The density of a graph or subgraph, is 0 if there are no edge and 1 if there are all possible edges (every pair of nodes is connected: it's a clique).
If there are n nodes, there could be n(n-1)/2 edges in a undirected graph and n(n-1) edges in a directed graph.
- Density in an undirected graph of n nodes and e edges is d = 2e / [n(n-1)]
- Density in a directed graph of n nodes and e edges is d = e / [n(n-1)]

We can compute a density for any set of edges.
The common case is the density of edges between two sets of nodes. This is about how a part of the graph is connected to another part of the graph. The density is 0 if no node of the part 1 is connected to any node of the part 2, and is 1 if every node of the part 1 is connected to every node of the part 2.
The method is the same. A set of n nodes can have, with another set of m nodes, a maximal amount of edges equal to n.m/2 (undirected) or n.m (directed). Thus:
- Density between n nodes and m distinct nodes (in an undirected graph) is d = 2e / [n.m]
- Density between n nodes and m distinct nodes (in a directed graph) is d = e / [n.m]

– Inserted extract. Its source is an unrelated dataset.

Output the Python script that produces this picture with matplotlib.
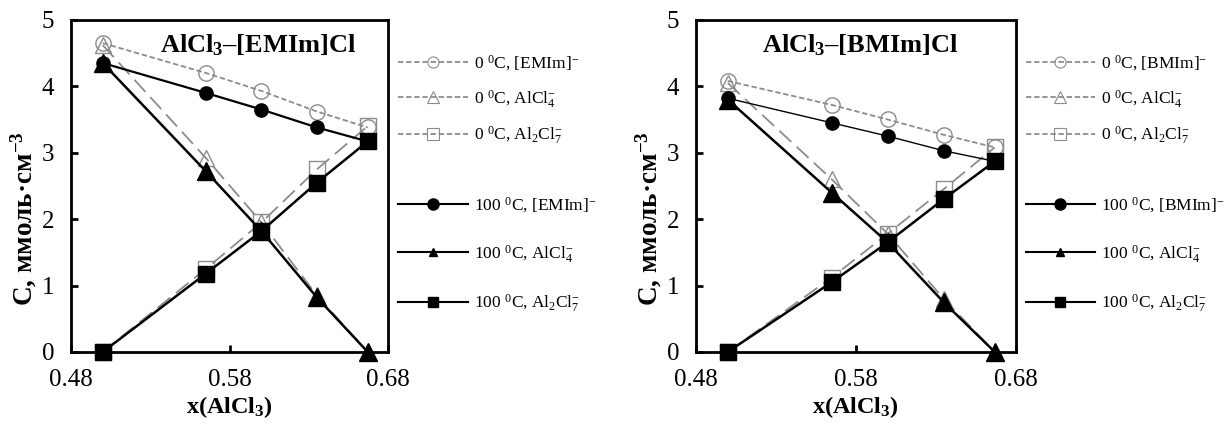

Edge: The connection between two nodes. Also called "link" sometimes. Edges may have attributes, but these are not managed by the platform.
Edges can be directed (like "who loves who", assymmetric) or undirected (like "who shakes whose hand", symmetric).
Edges are visualized by lines or curves. In the plaform, the edges are curved and "turn clockwise": follow an edge, if it turns clockwise, then you go from source to target node(if it turns counterclockwise, you go from the target to the source node).



Graph: A set of nodes connected by edges. Example: a social network, where people are represented by nodes, and acquaintance by edges.
A graph is a mathematical being but can be represented as dots (or any other shape) connected by lines (or curves).